Last week, while hanging out at the shop, I got a text message from another buddy, commenting on the episode of Doctor Who he'd just watched. As I was talking with a fellow fan, I showed him the text as well. After a moment of being pleased that the texter was watching the show, I was asked 'Why now?'
Lester, for that is his name, had an interesting point. I've been watching Doctor Who for nearly thirty years now. Having grown up in Jamaica when the series first aired there, Lester's been watching it for longer than that, having gotten to see episodes that no longer exist in their visual form. After all our polite support of the series over the years, after all the fan fiction I'd written, after everything else, why do I know so many people giving the show a try and getting so on board with it?
Looking back on the original run of the series, I can see why it might have been difficult to get into for many people. The episodes from the 1960s are in black and white, having a different pace than modern television. The episodes from the 1970s have wonky special effects, often deemed important in the post-Star Wars world. The episodes from the 1980s are a mix of good, completely wonky ('Time Flight' any one?), or so filled with continuity that fans need diagrams to work it all out ('Attack of the Cybermen' springs to mind). Watch the wrong episode and it can be easy to be turned off.

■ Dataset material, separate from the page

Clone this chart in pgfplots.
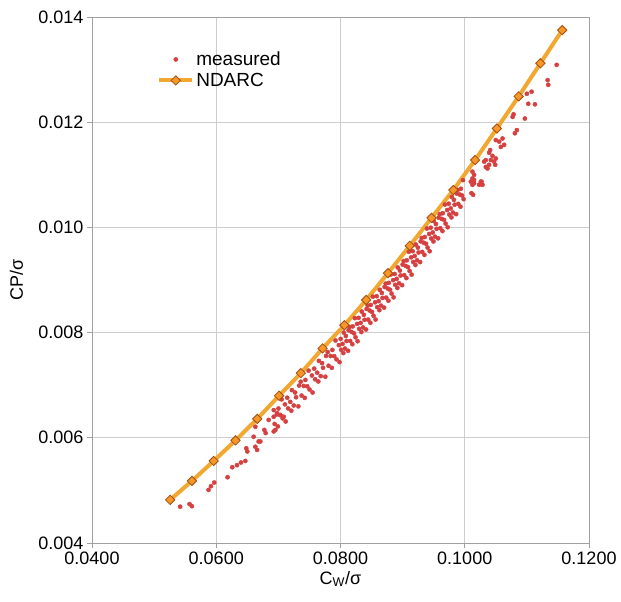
\documentclass[border=0pt]{standalone}
\usepackage{pgfplots}
\pgfplotsset{compat=1.18}
\usepackage{fontspec}
\setmainfont{Liberation Sans}

\definecolor{measred}{RGB}{214,64,64}
\definecolor{ndline}{RGB}{242,168,48}
\definecolor{ndfill}{RGB}{248,150,40}
\definecolor{nddraw}{RGB}{160,80,20}
\definecolor{gridgray}{RGB}{205,205,205}
\definecolor{axgray}{RGB}{160,160,160}

\begin{document}
\begin{tikzpicture}
\begin{axis}[
  width=497pt, height=526pt, scale only axis,
  xmin=0.04, xmax=0.12, ymin=0.004, ymax=0.014,
  xtick={0.04,0.06,0.08,0.10,0.12},
  ytick={0.004,0.006,0.008,0.010,0.012,0.014},
  scaled ticks=false,
  xticklabel style={/pgf/number format/.cd, fixed, fixed zerofill, precision=4},
  yticklabel style={/pgf/number format/.cd, fixed, fixed zerofill, precision=3},
  /pgf/number format/assume math mode=true,
  tick label style={font=\fontsize{18}{21}\selectfont},
  label style={font=\fontsize{18}{21}\selectfont},
  grid=major,
  major grid style={gridgray, line width=0.9pt},
  axis line style={axgray, line width=0.9pt},
  tick style={axgray, line width=0.9pt},
  tick align=outside, major tick length=5pt,
  xtick pos=left, ytick pos=left,
  xlabel={C\textsubscript{W}/σ},
  ylabel={CP/σ},
  every axis y label/.append style={at={(axis description cs:-0.152,0.5)}, anchor=center},
  legend style={at={(0.131,0.938)}, anchor=north west, draw=none, fill=none,
    font=\fontsize{19}{22}\selectfont, inner sep=0pt, row sep=2pt},
  legend cell align=left,
  legend image code/.code={\draw[mark repeat=2,mark phase=2,#1]
    plot coordinates {(0pt,0pt) (16.5pt,0pt) (33pt,0pt)};},
]

% measured power coefficient
\addplot[only marks, mark=*, mark size=2.1pt, color=measred,
  mark options={draw=measred, fill=measred}] table {
x y
0.05419 0.00469
0.05570 0.00474
0.05608 0.00470
0.05876 0.00501
0.05915 0.00508
0.05968 0.00515
0.06182 0.00525
0.06258 0.00544
0.06334 0.00548
0.06398 0.00553
0.06468 0.00556
0.06484 0.00580
0.06500 0.00574
0.06629 0.00583
0.06657 0.00577
0.06682 0.00593
0.06602 0.00602
0.06710 0.00593
0.06774 0.00615
0.06795 0.00609
0.06925 0.00612
0.06952 0.00615
0.06630 0.00621
0.06844 0.00634
0.06925 0.00640
0.06979 0.00647
0.07032 0.00643
0.07086 0.00640
0.06926 0.006526
0.06940 0.006263
0.06974 0.006444
0.06992 0.006216
0.07001 0.006557
0.07031 0.006434
0.07052 0.006730
0.07068 0.006370
0.07105 0.006635
0.07117 0.006310
0.07143 0.006762
0.07157 0.006559
0.07191 0.006683
0.07209 0.006515
0.07218 0.006907
0.07248 0.006614
0.07269 0.006861
0.07285 0.006771
0.07322 0.006598
0.07334 0.006993
0.07360 0.007066
0.07374 0.006803
0.07408 0.006986
0.07426 0.006759
0.07435 0.007100
0.07465 0.006979
0.07486 0.007277
0.07502 0.006918
0.07539 0.007185
0.07551 0.006861
0.07577 0.007315
0.07591 0.007113
0.07625 0.007238
0.07643 0.007071
0.07652 0.007463
0.07682 0.007173
0.07703 0.007420
0.07719 0.007331
0.07756 0.007161
0.07768 0.007557
0.07794 0.007631
0.07808 0.007370
0.07842 0.007555
0.07860 0.007330
0.07869 0.007671
0.07899 0.007552
0.07920 0.007850
0.07936 0.007491
0.07973 0.007762
0.07985 0.007438
0.08002 0.007881
0.08011 0.007673
0.08034 0.007785
0.08046 0.007611
0.08052 0.008000
0.08072 0.007697
0.08086 0.007936
0.08097 0.007841
0.08122 0.007654
0.08130 0.008045
0.08147 0.008109
0.08156 0.007841
0.08179 0.008013
0.08191 0.007779
0.08197 0.008118
0.08217 0.007986
0.08231 0.008275
0.08242 0.007911
0.08267 0.008165
0.08275 0.007836
0.08292 0.008280
0.08301 0.008072
0.08324 0.008185
0.08336 0.008011
0.08342 0.008400
0.08362 0.008098
0.08376 0.008338
0.08387 0.008243
0.08412 0.008059
0.08420 0.008450
0.08437 0.008515
0.08446 0.008247
0.08469 0.008420
0.08481 0.008187
0.08487 0.008526
0.08507 0.008394
0.08521 0.008684
0.08532 0.008320
0.08557 0.008576
0.08565 0.008248
0.08582 0.008692
0.08591 0.008485
0.08614 0.008598
0.08626 0.008426
0.08632 0.008814
0.08652 0.008513
0.08666 0.008754
0.08677 0.008660
0.08702 0.008475
0.08710 0.008867
0.08727 0.008932
0.08736 0.008665
0.08759 0.008839
0.08771 0.008606
0.08777 0.008945
0.08797 0.008815
0.08811 0.009105
0.08822 0.008741
0.08847 0.008998
0.08855 0.008670
0.08872 0.009115
0.08881 0.008908
0.08904 0.009021
0.08916 0.008849
0.08922 0.009238
0.08942 0.008938
0.08956 0.009179
0.08967 0.009085
0.08992 0.008902
0.09000 0.009294
0.09017 0.009360
0.09026 0.009093
0.09049 0.009268
0.09061 0.009036
0.09067 0.009375
0.09087 0.009245
0.09101 0.009536
0.09112 0.009172
0.09137 0.009430
0.09145 0.009102
0.09162 0.009548
0.09171 0.009342
0.09194 0.009457
0.09206 0.009285
0.09212 0.009674
0.09232 0.009375
0.09246 0.009616
0.09257 0.009523
0.09282 0.009341
0.09290 0.009734
0.09307 0.009800
0.09316 0.009534
0.09339 0.009709
0.09351 0.009478
0.09357 0.009817
0.09377 0.009688
0.09391 0.009979
0.09402 0.009616
0.09427 0.009875
0.09435 0.009547
0.09452 0.009994
0.09461 0.009788
0.09484 0.009904
0.09496 0.009733
0.09502 0.010122
0.09522 0.009824
0.09536 0.010065
0.09547 0.009973
0.09572 0.009792
0.09580 0.010185
0.09597 0.010251
0.09606 0.009985
0.09629 0.010162
0.09641 0.009931
0.09647 0.010270
0.09667 0.010142
0.09681 0.010434
0.09692 0.010072
0.09717 0.010330
0.09725 0.010003
0.09742 0.010450
0.09751 0.010244
0.09774 0.010361
0.09786 0.010190
0.09792 0.010580
0.09812 0.010282
0.09826 0.010525
0.09837 0.010432
0.09862 0.010252
0.09870 0.010645
0.09887 0.010712
0.09896 0.010447
0.09919 0.010625
0.09931 0.010394
0.09937 0.010734
0.09957 0.010606
0.09971 0.010899
0.09982 0.010537
0.10097 0.01087
0.10124 0.01081
0.10150 0.01090
0.10108 0.01065
0.10134 0.01062
0.10124 0.01093
0.10150 0.01084
0.10150 0.01100
0.10124 0.01106
0.10231 0.01081
0.10258 0.01087
0.10270 0.01087
0.10286 0.01081
0.10312 0.01125
0.10339 0.01128
0.10339 0.01115
0.10366 0.01112
0.10392 0.01119
0.10420 0.01128
0.10473 0.01125
0.10490 0.01119
0.10500 0.01131
0.10393 0.01142
0.10409 0.01147
0.10446 0.01136
0.10554 0.01163
0.10581 0.01153
0.10608 0.01169
0.10634 0.01157
0.10500 0.01166
0.10807 0.01179
0.10839 0.01185
0.10770 0.01210
0.10786 0.01215
0.10968 0.01207
0.11022 0.01235
0.11130 0.01234
0.11000 0.01254
0.11076 0.01258
0.11334 0.01280
0.11344 0.01271
0.11480 0.01309
};
\addlegendentry{measured}

% NDARC calculation
\addplot[color=ndline, line width=4pt, mark=square*, mark size=3.3pt,
  mark options={rotate=45, fill=ndfill, draw=nddraw, line width=0.8pt}] coordinates {
(0.05258,0.00482) (0.05609,0.00518) (0.05959,0.00556) (0.06310,0.00595)
(0.06660,0.00636) (0.07011,0.00680) (0.07362,0.00723) (0.07712,0.00770)
(0.08063,0.00814) (0.08413,0.00862) (0.08764,0.00913) (0.09115,0.00965)
(0.09465,0.01018) (0.09816,0.01071) (0.10166,0.01128) (0.10517,0.01188)
(0.10868,0.01249) (0.11218,0.01312) (0.11569,0.01375)
};
\addlegendentry{NDARC}
\end{axis}
\pgfresetboundingbox
\path ([xshift=-92pt,yshift=-59pt]current axis.south west)
  rectangle ([xshift=32pt,yshift=17pt]current axis.north east);
\end{tikzpicture}
\end{document}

The length that the programme ran could also be intimidating. 26 years, 700 some episodes (even with 108 still visually missing), as well as books and magazines and such can be very overwhelming. I do remember talking to people and them expressing the feeling that they would need to 'know too much' in order to understand it. The style of longer stories over four or six or however many episodes held back some. Testing the show required a time investment that many found insurmountable.
If all that is the case, then why do so many new fans of the show dip into the 'classic' series as well? Why did sales of the 'classic' series on DVD jump once the new series became popular?
The 'Rosetta Stone' effect.
It's happened to me with bands before. I'd hear a song and wouldn't care for it. After it got into rotation, I'd start to hate it. Why did other people like this so much?
Then the band would come out with a new song. I'd hear it and like it. Wow! That was that band I didn't like? Really? I'd listen to the original song and the whatever I didn't like about it, the singer's voice or a hook, suddenly worked for me. I liked it now as well. Now I understood the appeal.
That's what I think is happening here. The traditional aspects of Doctor Who transferred from the classic series to the current one so that older fans can see it's largely the same show (even if there are parts of it they don't care for) and newer fans can look back on older episodes and see some of what they like in there (even if the effects are often rubbish to new eyes). The rest of the current series reflects how television is made today, and the BBC supports it in words and money like they rarely did before. Shorter stories, a faster pace, an emotional core, better effects are all there to draw the modern viewer in to this universe. The format of Doctor Who is flexible enough to survive this 'regeneration' intact.
Much like it has survived in the past when television has changed. When the show started being filmed in colour, started seeing more action sequences, became darker, or became a series of novels to keep the torch alive. Much like it will change in the future as needed, given the chance.
Because that's what the Doctor does best, adapt and survive. Okay, well, what he does best is save the universe with an eraser, a piece of string, a crystal from a far off planet, his Sonic Screwdriver, and a joke, but let's not split hairs, hmm?